Environmental education has been part of the AAPS since 1961, when Bill Stapp organized nature field trips at Wines Elementary as a U-M dissertation project. Supported first by a gift from future AAPS environmental specialist Eunice Hendrix through the Audubon Society, then by individual schools, the program spread across the district. It won funding from the central administration in 1988.

Bill Browning led the trips for many years, first assisted by Hendrix and Vera Levenson, and later with Kay Lane and Janet Kahan.

It’s just the kind of nice-but-not essential program, like physical education, that might have been cut back as the AAPS has struggled with shrinking funding in recent years. It survived mainly because it was targeted much earlier–and supporters fought to keep it.

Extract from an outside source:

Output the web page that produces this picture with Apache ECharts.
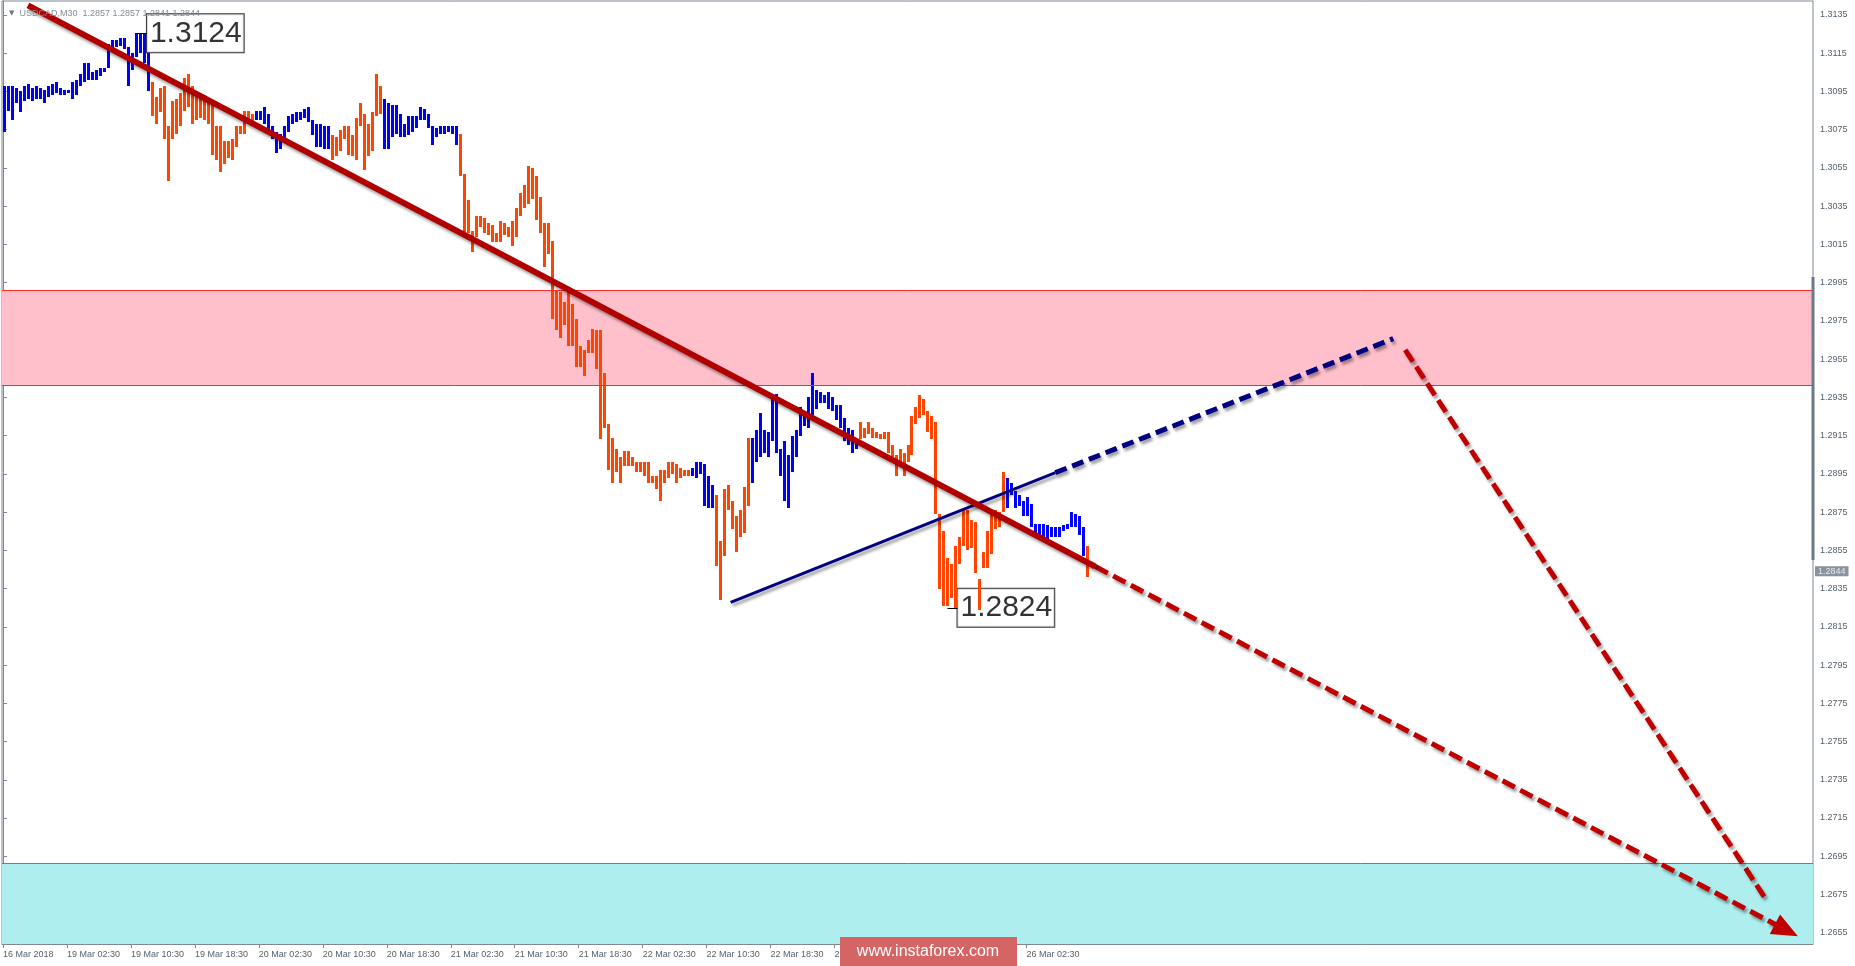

A passionate educator and environmentalist, Stapp went on to found the U-M’s environmental education program, helped organize the first Earth Day, and was the first head of UNESCO’s environmental education section. But by the time he died in 2001, environmental education was endangered in the district where it started.

According to Dave Szczygiel, who took over from Browning in 1997, the EE program was slated to be cut in that year, in part due to the quest to fund a new high school. To save it, community members, teachers, students, and other supporters raised $10,000 in small gifts to start a permanent endowment. The AAPS Science and Education Fund at the Ann Arbor Area Community Foundation has since grown to about $260,000.

Endowment income, plus a grant from the AAPS Educational Foundation, now pays for environmental education field trips to places like Barton Dam and Recycle Ann Arbor’s ReUse Center. The goal is to let students experience the complexity and beauty of nature while learning concepts of science and history and social interactions.

One of the most demanding programs is also one of most popular: an all-day “winter survival” program where fifth-graders learn to build a fire and cook their own lunch in the woods.